■ **WHAT THE TASK ASKS**: Transcribe all of the data exactly. Omit the pictures.

------------------------------------------------------------------------

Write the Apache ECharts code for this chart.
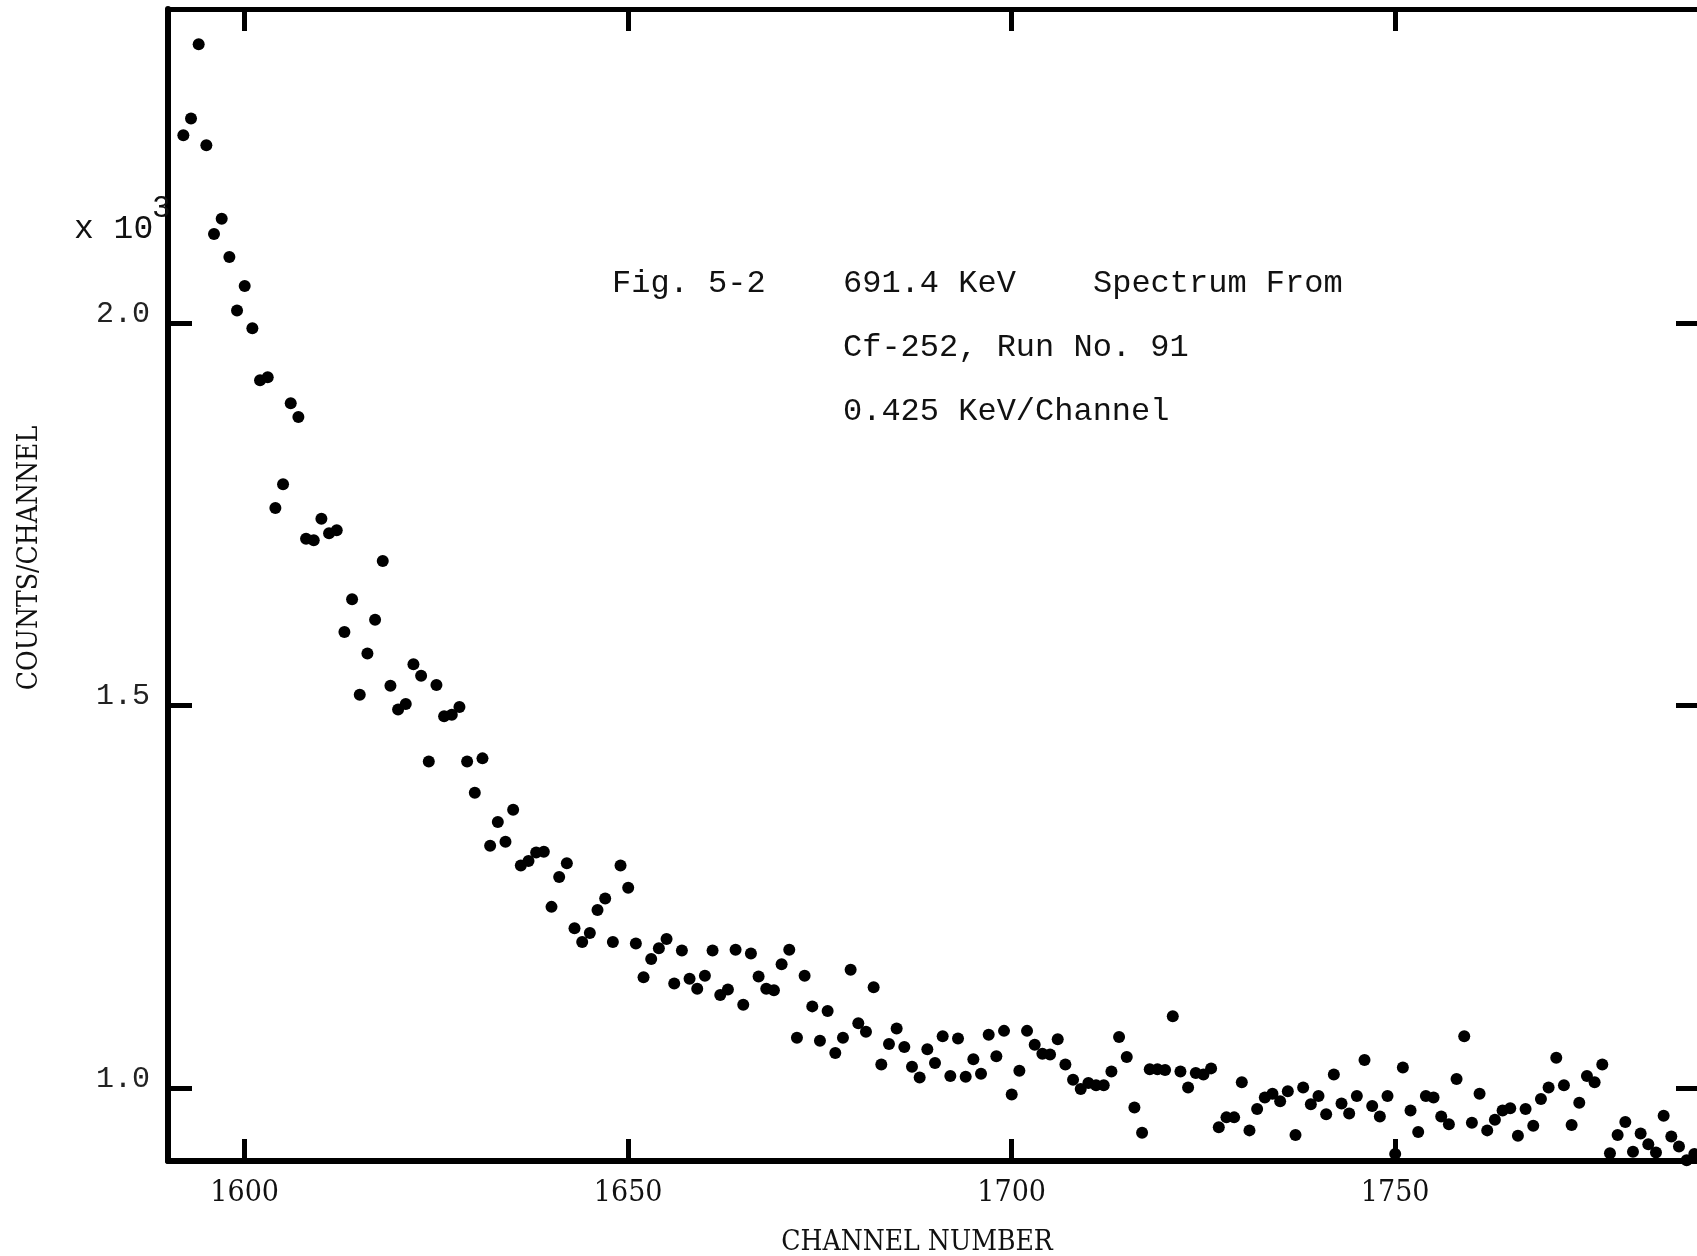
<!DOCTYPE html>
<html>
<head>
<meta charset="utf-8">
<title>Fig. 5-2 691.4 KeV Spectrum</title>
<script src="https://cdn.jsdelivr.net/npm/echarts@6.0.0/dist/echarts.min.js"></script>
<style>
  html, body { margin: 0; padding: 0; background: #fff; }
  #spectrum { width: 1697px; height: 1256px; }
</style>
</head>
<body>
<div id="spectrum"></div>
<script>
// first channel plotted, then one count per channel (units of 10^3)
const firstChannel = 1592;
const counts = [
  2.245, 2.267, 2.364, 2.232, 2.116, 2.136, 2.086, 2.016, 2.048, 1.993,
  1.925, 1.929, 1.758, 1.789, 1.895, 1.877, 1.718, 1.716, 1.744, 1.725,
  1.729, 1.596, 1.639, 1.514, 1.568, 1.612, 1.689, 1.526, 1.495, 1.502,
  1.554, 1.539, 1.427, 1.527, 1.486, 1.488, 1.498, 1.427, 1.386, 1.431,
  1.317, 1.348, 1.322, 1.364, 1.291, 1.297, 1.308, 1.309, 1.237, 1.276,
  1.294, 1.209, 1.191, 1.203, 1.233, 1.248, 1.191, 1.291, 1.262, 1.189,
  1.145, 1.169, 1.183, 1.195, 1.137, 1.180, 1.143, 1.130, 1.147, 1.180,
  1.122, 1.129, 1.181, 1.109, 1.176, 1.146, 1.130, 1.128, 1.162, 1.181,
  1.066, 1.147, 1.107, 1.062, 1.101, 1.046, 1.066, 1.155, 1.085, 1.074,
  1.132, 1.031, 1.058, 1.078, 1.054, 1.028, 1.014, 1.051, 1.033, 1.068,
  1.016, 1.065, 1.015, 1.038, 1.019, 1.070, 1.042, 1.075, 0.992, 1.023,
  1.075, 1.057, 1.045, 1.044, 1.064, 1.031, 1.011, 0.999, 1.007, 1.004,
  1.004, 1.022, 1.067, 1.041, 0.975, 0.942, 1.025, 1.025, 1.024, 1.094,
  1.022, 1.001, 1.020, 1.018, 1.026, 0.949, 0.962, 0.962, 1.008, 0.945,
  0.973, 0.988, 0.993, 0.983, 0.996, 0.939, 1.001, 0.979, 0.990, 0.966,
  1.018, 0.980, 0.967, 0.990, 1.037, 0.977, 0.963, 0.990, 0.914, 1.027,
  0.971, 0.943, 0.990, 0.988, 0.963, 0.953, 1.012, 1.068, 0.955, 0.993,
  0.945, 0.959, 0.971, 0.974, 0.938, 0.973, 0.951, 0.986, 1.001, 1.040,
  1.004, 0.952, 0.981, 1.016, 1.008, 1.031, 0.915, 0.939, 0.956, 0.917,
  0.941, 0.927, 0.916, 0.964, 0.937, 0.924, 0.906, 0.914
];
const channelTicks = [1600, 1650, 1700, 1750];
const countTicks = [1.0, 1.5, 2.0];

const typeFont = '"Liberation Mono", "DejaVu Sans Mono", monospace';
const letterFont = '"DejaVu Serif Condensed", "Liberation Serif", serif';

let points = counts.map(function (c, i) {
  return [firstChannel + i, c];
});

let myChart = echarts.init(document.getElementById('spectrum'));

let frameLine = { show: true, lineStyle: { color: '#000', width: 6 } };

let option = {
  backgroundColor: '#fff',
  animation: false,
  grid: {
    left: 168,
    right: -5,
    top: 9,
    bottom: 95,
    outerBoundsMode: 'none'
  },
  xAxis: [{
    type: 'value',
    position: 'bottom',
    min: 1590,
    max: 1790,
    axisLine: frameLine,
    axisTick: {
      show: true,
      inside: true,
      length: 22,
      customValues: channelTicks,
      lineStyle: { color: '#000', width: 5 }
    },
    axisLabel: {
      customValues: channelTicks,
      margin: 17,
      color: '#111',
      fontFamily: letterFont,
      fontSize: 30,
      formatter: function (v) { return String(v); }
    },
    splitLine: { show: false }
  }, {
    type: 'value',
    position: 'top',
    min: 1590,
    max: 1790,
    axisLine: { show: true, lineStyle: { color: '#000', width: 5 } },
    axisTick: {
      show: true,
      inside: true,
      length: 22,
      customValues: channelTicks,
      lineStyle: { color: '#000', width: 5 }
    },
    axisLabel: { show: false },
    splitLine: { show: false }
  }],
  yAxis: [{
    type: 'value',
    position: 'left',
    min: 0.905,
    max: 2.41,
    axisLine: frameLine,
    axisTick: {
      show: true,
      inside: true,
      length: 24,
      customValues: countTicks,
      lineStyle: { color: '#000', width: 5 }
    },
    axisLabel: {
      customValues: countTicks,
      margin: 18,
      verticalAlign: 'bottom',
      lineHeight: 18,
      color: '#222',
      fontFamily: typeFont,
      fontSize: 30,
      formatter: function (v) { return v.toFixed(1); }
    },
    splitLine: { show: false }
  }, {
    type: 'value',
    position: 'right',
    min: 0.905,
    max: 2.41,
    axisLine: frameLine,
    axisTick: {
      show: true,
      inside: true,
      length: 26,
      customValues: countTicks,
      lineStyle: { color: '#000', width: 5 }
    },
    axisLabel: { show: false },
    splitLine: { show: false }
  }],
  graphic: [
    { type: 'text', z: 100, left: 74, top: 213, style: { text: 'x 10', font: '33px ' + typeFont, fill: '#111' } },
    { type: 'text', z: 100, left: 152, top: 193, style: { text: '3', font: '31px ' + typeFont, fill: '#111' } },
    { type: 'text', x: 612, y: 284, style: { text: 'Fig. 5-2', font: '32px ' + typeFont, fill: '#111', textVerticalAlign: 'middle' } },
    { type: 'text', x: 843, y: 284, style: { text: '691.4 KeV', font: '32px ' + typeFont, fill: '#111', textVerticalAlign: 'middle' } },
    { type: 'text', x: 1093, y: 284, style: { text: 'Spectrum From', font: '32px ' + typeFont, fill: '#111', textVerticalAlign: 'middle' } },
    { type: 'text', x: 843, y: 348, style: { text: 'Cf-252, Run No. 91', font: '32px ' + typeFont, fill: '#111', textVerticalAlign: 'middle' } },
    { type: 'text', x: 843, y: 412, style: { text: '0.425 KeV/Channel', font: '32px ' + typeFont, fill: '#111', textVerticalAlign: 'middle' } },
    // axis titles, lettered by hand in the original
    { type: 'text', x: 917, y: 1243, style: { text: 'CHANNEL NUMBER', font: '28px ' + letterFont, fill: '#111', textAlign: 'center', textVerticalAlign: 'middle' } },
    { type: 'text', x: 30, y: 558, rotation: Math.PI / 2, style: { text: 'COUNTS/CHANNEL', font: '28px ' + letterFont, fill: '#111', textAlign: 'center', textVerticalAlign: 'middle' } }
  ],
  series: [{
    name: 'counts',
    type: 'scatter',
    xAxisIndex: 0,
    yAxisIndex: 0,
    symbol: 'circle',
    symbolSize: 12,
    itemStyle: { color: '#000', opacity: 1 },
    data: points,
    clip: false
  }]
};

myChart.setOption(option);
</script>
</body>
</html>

------------------------------------------------------------------------

■ **WRITTEN ANSWER**:
Write the Apache ECharts code for this chart.
<!DOCTYPE html>
<html>
<head>
<meta charset="utf-8">
<title>Fig. 5-2 691.4 KeV Spectrum</title>
<script src="https://cdn.jsdelivr.net/npm/echarts@6.0.0/dist/echarts.min.js"></script>
<style>
  html, body { margin: 0; padding: 0; background: #fff; }
  #spectrum { width: 1697px; height: 1256px; }
</style>
</head>
<body>
<div id="spectrum"></div>
<script>
// first channel plotted, then one count per channel (units of 10^3)
const firstChannel = 1592;
const counts = [
  2.245, 2.267, 2.364, 2.232, 2.116, 2.136, 2.086, 2.016, 2.048, 1.993,
  1.925, 1.929, 1.758, 1.789, 1.895, 1.877, 1.718, 1.716, 1.744, 1.725,
  1.729, 1.596, 1.639, 1.514, 1.568, 1.612, 1.689, 1.526, 1.495, 1.502,
  1.554, 1.539, 1.427, 1.527, 1.486, 1.488, 1.498, 1.427, 1.386, 1.431,
  1.317, 1.348, 1.322, 1.364, 1.291, 1.297, 1.308, 1.309, 1.237, 1.276,
  1.294, 1.209, 1.191, 1.203, 1.233, 1.248, 1.191, 1.291, 1.262, 1.189,
  1.145, 1.169, 1.183, 1.195, 1.137, 1.180, 1.143, 1.130, 1.147, 1.180,
  1.122, 1.129, 1.181, 1.109, 1.176, 1.146, 1.130, 1.128, 1.162, 1.181,
  1.066, 1.147, 1.107, 1.062, 1.101, 1.046, 1.066, 1.155, 1.085, 1.074,
  1.132, 1.031, 1.058, 1.078, 1.054, 1.028, 1.014, 1.051, 1.033, 1.068,
  1.016, 1.065, 1.015, 1.038, 1.019, 1.070, 1.042, 1.075, 0.992, 1.023,
  1.075, 1.057, 1.045, 1.044, 1.064, 1.031, 1.011, 0.999, 1.007, 1.004,
  1.004, 1.022, 1.067, 1.041, 0.975, 0.942, 1.025, 1.025, 1.024, 1.094,
  1.022, 1.001, 1.020, 1.018, 1.026, 0.949, 0.962, 0.962, 1.008, 0.945,
  0.973, 0.988, 0.993, 0.983, 0.996, 0.939, 1.001, 0.979, 0.990, 0.966,
  1.018, 0.980, 0.967, 0.990, 1.037, 0.977, 0.963, 0.990, 0.914, 1.027,
  0.971, 0.943, 0.990, 0.988, 0.963, 0.953, 1.012, 1.068, 0.955, 0.993,
  0.945, 0.959, 0.971, 0.974, 0.938, 0.973, 0.951, 0.986, 1.001, 1.040,
  1.004, 0.952, 0.981, 1.016, 1.008, 1.031, 0.915, 0.939, 0.956, 0.917,
  0.941, 0.927, 0.916, 0.964, 0.937, 0.924, 0.906, 0.914
];
const channelTicks = [1600, 1650, 1700, 1750];
const countTicks = [1.0, 1.5, 2.0];

const typeFont = '"Liberation Mono", "DejaVu Sans Mono", monospace';
const letterFont = '"DejaVu Serif Condensed", "Liberation Serif", serif';

let points = counts.map(function (c, i) {
  return [firstChannel + i, c];
});

let myChart = echarts.init(document.getElementById('spectrum'));

let frameLine = { show: true, lineStyle: { color: '#000', width: 6 } };

let option = {
  backgroundColor: '#fff',
  animation: false,
  grid: {
    left: 168,
    right: -5,
    top: 9,
    bottom: 95,
    outerBoundsMode: 'none'
  },
  xAxis: [{
    type: 'value',
    position: 'bottom',
    min: 1590,
    max: 1790,
    axisLine: frameLine,
    axisTick: {
      show: true,
      inside: true,
      length: 22,
      customValues: channelTicks,
      lineStyle: { color: '#000', width: 5 }
    },
    axisLabel: {
      customValues: channelTicks,
      margin: 17,
      color: '#111',
      fontFamily: letterFont,
      fontSize: 30,
      formatter: function (v) { return String(v); }
    },
    splitLine: { show: false }
  }, {
    type: 'value',
    position: 'top',
    min: 1590,
    max: 1790,
    axisLine: { show: true, lineStyle: { color: '#000', width: 5 } },
    axisTick: {
      show: true,
      inside: true,
      length: 22,
      customValues: channelTicks,
      lineStyle: { color: '#000', width: 5 }
    },
    axisLabel: { show: false },
    splitLine: { show: false }
  }],
  yAxis: [{
    type: 'value',
    position: 'left',
    min: 0.905,
    max: 2.41,
    axisLine: frameLine,
    axisTick: {
      show: true,
      inside: true,
      length: 24,
      customValues: countTicks,
      lineStyle: { color: '#000', width: 5 }
    },
    axisLabel: {
      customValues: countTicks,
      margin: 18,
      verticalAlign: 'bottom',
      lineHeight: 18,
      color: '#222',
      fontFamily: typeFont,
      fontSize: 30,
      formatter: function (v) { return v.toFixed(1); }
    },
    splitLine: { show: false }
  }, {
    type: 'value',
    position: 'right',
    min: 0.905,
    max: 2.41,
    axisLine: frameLine,
    axisTick: {
      show: true,
      inside: true,
      length: 26,
      customValues: countTicks,
      lineStyle: { color: '#000', width: 5 }
    },
    axisLabel: { show: false },
    splitLine: { show: false }
  }],
  graphic: [
    { type: 'text', z: 100, left: 74, top: 213, style: { text: 'x 10', font: '33px ' + typeFont, fill: '#111' } },
    { type: 'text', z: 100, left: 152, top: 193, style: { text: '3', font: '31px ' + typeFont, fill: '#111' } },
    { type: 'text', x: 612, y: 284, style: { text: 'Fig. 5-2', font: '32px ' + typeFont, fill: '#111', textVerticalAlign: 'middle' } },
    { type: 'text', x: 843, y: 284, style: { text: '691.4 KeV', font: '32px ' + typeFont, fill: '#111', textVerticalAlign: 'middle' } },
    { type: 'text', x: 1093, y: 284, style: { text: 'Spectrum From', font: '32px ' + typeFont, fill: '#111', textVerticalAlign: 'middle' } },
    { type: 'text', x: 843, y: 348, style: { text: 'Cf-252, Run No. 91', font: '32px ' + typeFont, fill: '#111', textVerticalAlign: 'middle' } },
    { type: 'text', x: 843, y: 412, style: { text: '0.425 KeV/Channel', font: '32px ' + typeFont, fill: '#111', textVerticalAlign: 'middle' } },
    // axis titles, lettered by hand in the original
    { type: 'text', x: 917, y: 1243, style: { text: 'CHANNEL NUMBER', font: '28px ' + letterFont, fill: '#111', textAlign: 'center', textVerticalAlign: 'middle' } },
    { type: 'text', x: 30, y: 558, rotation: Math.PI / 2, style: { text: 'COUNTS/CHANNEL', font: '28px ' + letterFont, fill: '#111', textAlign: 'center', textVerticalAlign: 'middle' } }
  ],
  series: [{
    name: 'counts',
    type: 'scatter',
    xAxisIndex: 0,
    yAxisIndex: 0,
    symbol: 'circle',
    symbolSize: 12,
    itemStyle: { color: '#000', opacity: 1 },
    data: points,
    clip: false
  }]
};

myChart.setOption(option);
</script>
</body>
</html>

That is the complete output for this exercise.